Most of my PhD classmates worked in fields other than my(our) advisor's, mostly because they came into the program with their own ideas. I tried going down the same path of my advisor's but eventually hit a dead end in the road years later, since things didn't pan out after I needed input from some of his colleagues. At that point, however, I had already done so much work that I only needed to parameterize some key equations in order to finish.

Because your advisor has offered to "pave the road" for you in his area of specialty, then I would think it would be rather comfortable to seek his advice whenever you get stuck. After all, no one else in the world may know the answer - including you.

One more thing - it's highly likely that what you do for your dissertation won't even be closely related to what you do once you gain employment in academia or industry. To thrive in academics or industry, you have to be a SWAK (Swiss army knife) of sorts, which implies that the narrow bandwidth of your dissertation will hardly be amenable for tackling future challenges.

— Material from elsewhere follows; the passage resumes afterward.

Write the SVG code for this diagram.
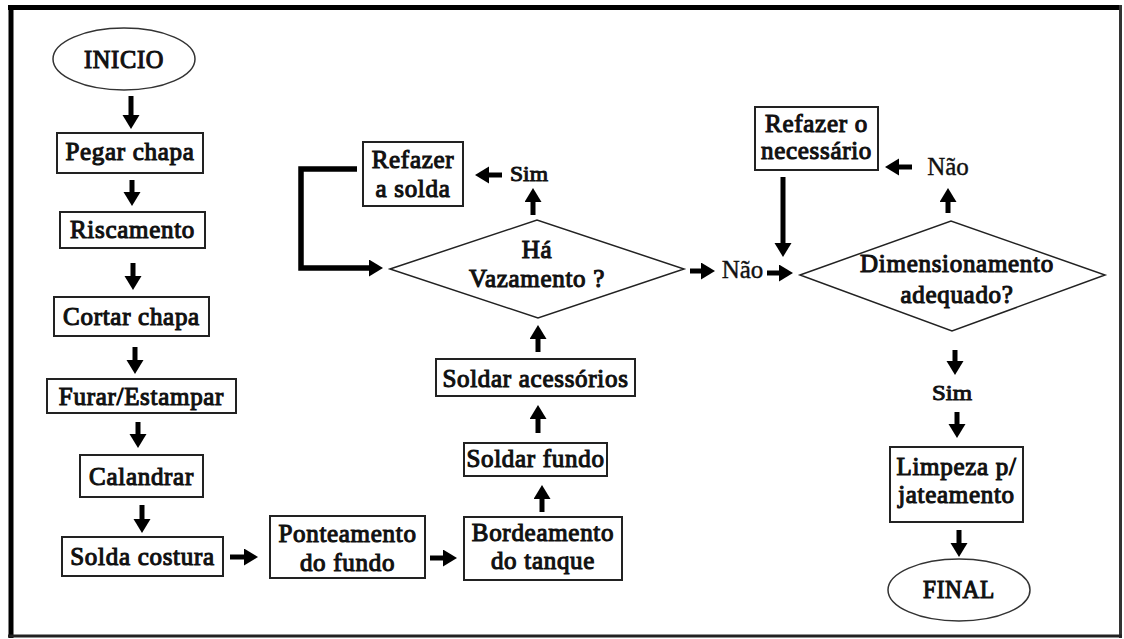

What typically happens is that some time in your career you will need to draw on what you did your dissertation on, and during that moment you can refer to your seminal papers. At that point, your contemporaries and superiors will respect you more - but it usually only happens once or twice. The other angle you can take is to pursue your advisor's suggestion (track), and then publish on applying it to other areas. Then, when colleagues run across the area, they will observe that you have done most of the recent work in that space.